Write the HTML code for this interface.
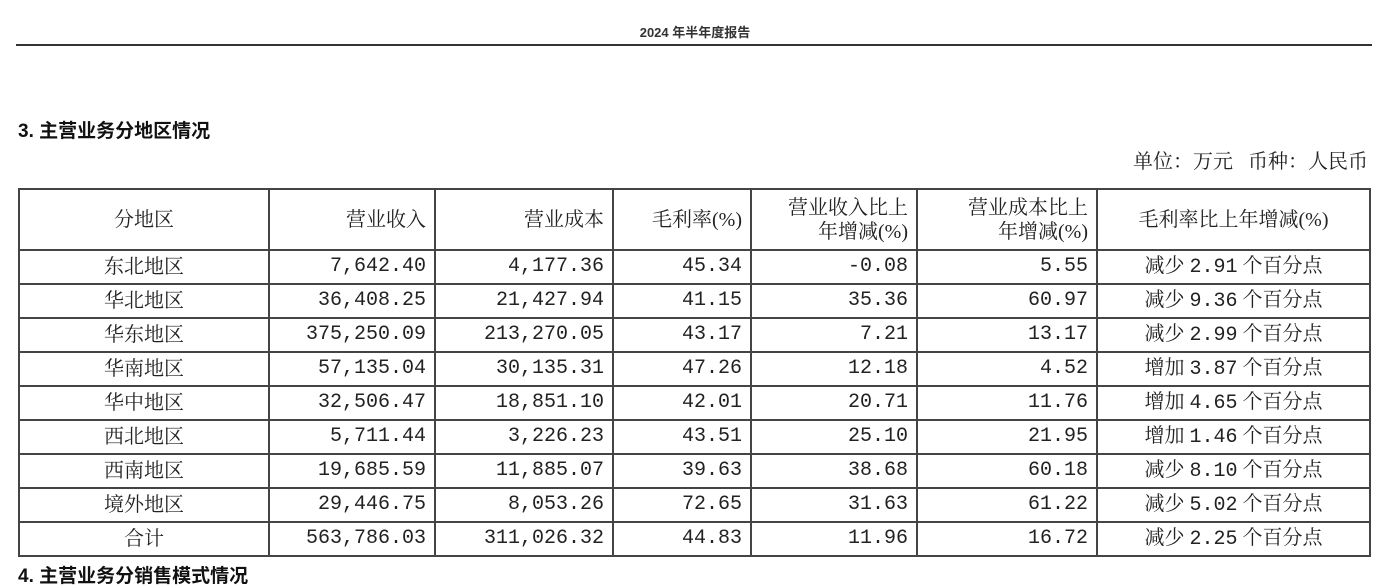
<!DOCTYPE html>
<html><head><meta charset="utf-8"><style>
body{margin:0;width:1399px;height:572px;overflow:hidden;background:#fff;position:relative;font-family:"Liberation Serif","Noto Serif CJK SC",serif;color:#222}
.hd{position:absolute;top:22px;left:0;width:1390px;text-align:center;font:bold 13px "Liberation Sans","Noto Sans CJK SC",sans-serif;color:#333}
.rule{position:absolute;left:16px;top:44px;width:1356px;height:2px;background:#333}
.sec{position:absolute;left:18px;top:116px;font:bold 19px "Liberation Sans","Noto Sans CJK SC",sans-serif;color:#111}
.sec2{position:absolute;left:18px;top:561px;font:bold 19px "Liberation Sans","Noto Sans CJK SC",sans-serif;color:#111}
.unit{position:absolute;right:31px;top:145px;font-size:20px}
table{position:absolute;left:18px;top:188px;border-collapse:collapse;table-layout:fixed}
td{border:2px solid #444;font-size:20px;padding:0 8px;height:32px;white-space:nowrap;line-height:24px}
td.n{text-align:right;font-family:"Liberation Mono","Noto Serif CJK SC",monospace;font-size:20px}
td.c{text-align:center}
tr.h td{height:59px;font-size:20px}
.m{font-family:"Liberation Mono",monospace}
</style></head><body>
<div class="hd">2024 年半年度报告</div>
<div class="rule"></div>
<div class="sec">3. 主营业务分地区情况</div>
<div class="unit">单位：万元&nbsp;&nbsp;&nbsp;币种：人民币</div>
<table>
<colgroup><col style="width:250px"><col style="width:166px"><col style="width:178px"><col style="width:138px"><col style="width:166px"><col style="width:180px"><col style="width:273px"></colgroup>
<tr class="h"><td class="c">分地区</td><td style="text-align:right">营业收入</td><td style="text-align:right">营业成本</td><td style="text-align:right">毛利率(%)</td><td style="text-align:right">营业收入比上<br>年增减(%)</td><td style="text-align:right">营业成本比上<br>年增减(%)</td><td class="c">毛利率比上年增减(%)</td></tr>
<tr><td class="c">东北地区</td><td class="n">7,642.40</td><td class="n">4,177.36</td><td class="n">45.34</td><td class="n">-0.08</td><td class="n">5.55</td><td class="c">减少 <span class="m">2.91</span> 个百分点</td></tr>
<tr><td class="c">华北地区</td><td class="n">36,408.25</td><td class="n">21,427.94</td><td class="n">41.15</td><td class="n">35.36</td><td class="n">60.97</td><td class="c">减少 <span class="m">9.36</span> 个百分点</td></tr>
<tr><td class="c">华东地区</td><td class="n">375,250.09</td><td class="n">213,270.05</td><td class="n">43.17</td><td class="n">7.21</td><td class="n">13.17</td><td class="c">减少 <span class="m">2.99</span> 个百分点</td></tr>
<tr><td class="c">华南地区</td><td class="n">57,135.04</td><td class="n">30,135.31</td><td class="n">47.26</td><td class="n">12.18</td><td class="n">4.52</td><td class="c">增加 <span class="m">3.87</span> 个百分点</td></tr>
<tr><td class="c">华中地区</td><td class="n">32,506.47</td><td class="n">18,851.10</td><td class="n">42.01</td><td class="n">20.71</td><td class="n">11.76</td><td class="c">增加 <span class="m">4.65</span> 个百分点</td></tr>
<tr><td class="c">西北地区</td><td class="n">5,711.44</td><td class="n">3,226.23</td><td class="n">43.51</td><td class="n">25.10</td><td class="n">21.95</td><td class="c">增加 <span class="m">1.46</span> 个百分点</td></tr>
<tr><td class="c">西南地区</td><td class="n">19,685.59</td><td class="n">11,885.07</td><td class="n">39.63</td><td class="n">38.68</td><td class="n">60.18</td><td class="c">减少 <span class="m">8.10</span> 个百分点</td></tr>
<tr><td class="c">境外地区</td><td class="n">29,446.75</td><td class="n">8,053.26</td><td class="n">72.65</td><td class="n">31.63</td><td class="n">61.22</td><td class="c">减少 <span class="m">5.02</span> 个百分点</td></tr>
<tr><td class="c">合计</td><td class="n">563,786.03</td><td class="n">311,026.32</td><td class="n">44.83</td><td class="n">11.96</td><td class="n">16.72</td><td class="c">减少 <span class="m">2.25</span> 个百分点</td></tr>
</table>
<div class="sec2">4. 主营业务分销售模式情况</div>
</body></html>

> [THE EXERCISE] Reproduce the listing exactly. Leave its pictures out.

> [SOLVED EXERCISE]
Write the HTML code for this interface.
<!DOCTYPE html>
<html><head><meta charset="utf-8"><style>
body{margin:0;width:1399px;height:572px;overflow:hidden;background:#fff;position:relative;font-family:"Liberation Serif","Noto Serif CJK SC",serif;color:#222}
.hd{position:absolute;top:22px;left:0;width:1390px;text-align:center;font:bold 13px "Liberation Sans","Noto Sans CJK SC",sans-serif;color:#333}
.rule{position:absolute;left:16px;top:44px;width:1356px;height:2px;background:#333}
.sec{position:absolute;left:18px;top:116px;font:bold 19px "Liberation Sans","Noto Sans CJK SC",sans-serif;color:#111}
.sec2{position:absolute;left:18px;top:561px;font:bold 19px "Liberation Sans","Noto Sans CJK SC",sans-serif;color:#111}
.unit{position:absolute;right:31px;top:145px;font-size:20px}
table{position:absolute;left:18px;top:188px;border-collapse:collapse;table-layout:fixed}
td{border:2px solid #444;font-size:20px;padding:0 8px;height:32px;white-space:nowrap;line-height:24px}
td.n{text-align:right;font-family:"Liberation Mono","Noto Serif CJK SC",monospace;font-size:20px}
td.c{text-align:center}
tr.h td{height:59px;font-size:20px}
.m{font-family:"Liberation Mono",monospace}
</style></head><body>
<div class="hd">2024 年半年度报告</div>
<div class="rule"></div>
<div class="sec">3. 主营业务分地区情况</div>
<div class="unit">单位：万元&nbsp;&nbsp;&nbsp;币种：人民币</div>
<table>
<colgroup><col style="width:250px"><col style="width:166px"><col style="width:178px"><col style="width:138px"><col style="width:166px"><col style="width:180px"><col style="width:273px"></colgroup>
<tr class="h"><td class="c">分地区</td><td style="text-align:right">营业收入</td><td style="text-align:right">营业成本</td><td style="text-align:right">毛利率(%)</td><td style="text-align:right">营业收入比上<br>年增减(%)</td><td style="text-align:right">营业成本比上<br>年增减(%)</td><td class="c">毛利率比上年增减(%)</td></tr>
<tr><td class="c">东北地区</td><td class="n">7,642.40</td><td class="n">4,177.36</td><td class="n">45.34</td><td class="n">-0.08</td><td class="n">5.55</td><td class="c">减少 <span class="m">2.91</span> 个百分点</td></tr>
<tr><td class="c">华北地区</td><td class="n">36,408.25</td><td class="n">21,427.94</td><td class="n">41.15</td><td class="n">35.36</td><td class="n">60.97</td><td class="c">减少 <span class="m">9.36</span> 个百分点</td></tr>
<tr><td class="c">华东地区</td><td class="n">375,250.09</td><td class="n">213,270.05</td><td class="n">43.17</td><td class="n">7.21</td><td class="n">13.17</td><td class="c">减少 <span class="m">2.99</span> 个百分点</td></tr>
<tr><td class="c">华南地区</td><td class="n">57,135.04</td><td class="n">30,135.31</td><td class="n">47.26</td><td class="n">12.18</td><td class="n">4.52</td><td class="c">增加 <span class="m">3.87</span> 个百分点</td></tr>
<tr><td class="c">华中地区</td><td class="n">32,506.47</td><td class="n">18,851.10</td><td class="n">42.01</td><td class="n">20.71</td><td class="n">11.76</td><td class="c">增加 <span class="m">4.65</span> 个百分点</td></tr>
<tr><td class="c">西北地区</td><td class="n">5,711.44</td><td class="n">3,226.23</td><td class="n">43.51</td><td class="n">25.10</td><td class="n">21.95</td><td class="c">增加 <span class="m">1.46</span> 个百分点</td></tr>
<tr><td class="c">西南地区</td><td class="n">19,685.59</td><td class="n">11,885.07</td><td class="n">39.63</td><td class="n">38.68</td><td class="n">60.18</td><td class="c">减少 <span class="m">8.10</span> 个百分点</td></tr>
<tr><td class="c">境外地区</td><td class="n">29,446.75</td><td class="n">8,053.26</td><td class="n">72.65</td><td class="n">31.63</td><td class="n">61.22</td><td class="c">减少 <span class="m">5.02</span> 个百分点</td></tr>
<tr><td class="c">合计</td><td class="n">563,786.03</td><td class="n">311,026.32</td><td class="n">44.83</td><td class="n">11.96</td><td class="n">16.72</td><td class="c">减少 <span class="m">2.25</span> 个百分点</td></tr>
</table>
<div class="sec2">4. 主营业务分销售模式情况</div>
</body></html>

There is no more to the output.